If you have a model on your computer you can retrain it, which is like changing a binary just far less precise. The option of having a source code equivalent just isn't there beyond having the same dataset and seeds for the training program.

So I'd say it is worse than your average run of the mill proprietary software.

[–] corbindallas@fedinsfw.app 7 points 19 hours ago

You can. Just not frontier models. Check out unsloth

[–] eager_eagle@lemmy.world -5 points 18 hours ago (1 children)

lol how do you think LLMs are trained in the first place?

[–] thingsiplay@lemmy.ml 1 points 15 hours ago (1 children)

I think he (or she) is talking about the user of the LLM, not the creator.

[–] eager_eagle@lemmy.world 2 points 10 hours ago* (last edited 10 hours ago) (1 children)

but you can, as long as it's open weight.

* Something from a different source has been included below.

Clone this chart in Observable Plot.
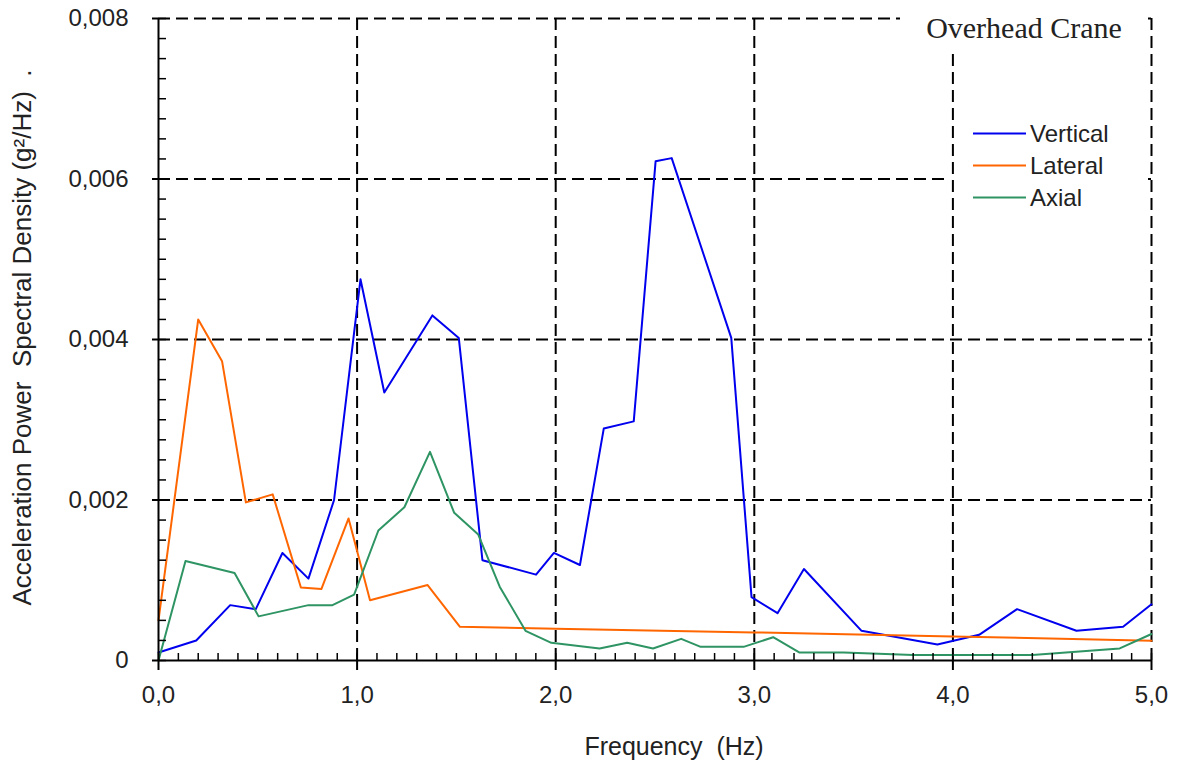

Fine tuning and training are pretty much the same process

[–] thingsiplay@lemmy.ml 2 points 10 hours ago (1 children)

That still falls into the category "creator" to me, if you need to rebuild. I was making the distinction to an end user, comparable to applications that you download and use and configure. Instead of rebuilding the source code with your modifications.

Do I misunderstand here something? Or is this a communication issue caused by different interpretations?

[–] howrar@lemmy.ca 1 points 36 minutes ago

If you define "user" to be a set that excludes anyone capable of modifying the weights, then by definition, no user can modify the weights.

Any criticism about users being unable to modify weights becomes vacuous, so it's not an interpretation that makes sense.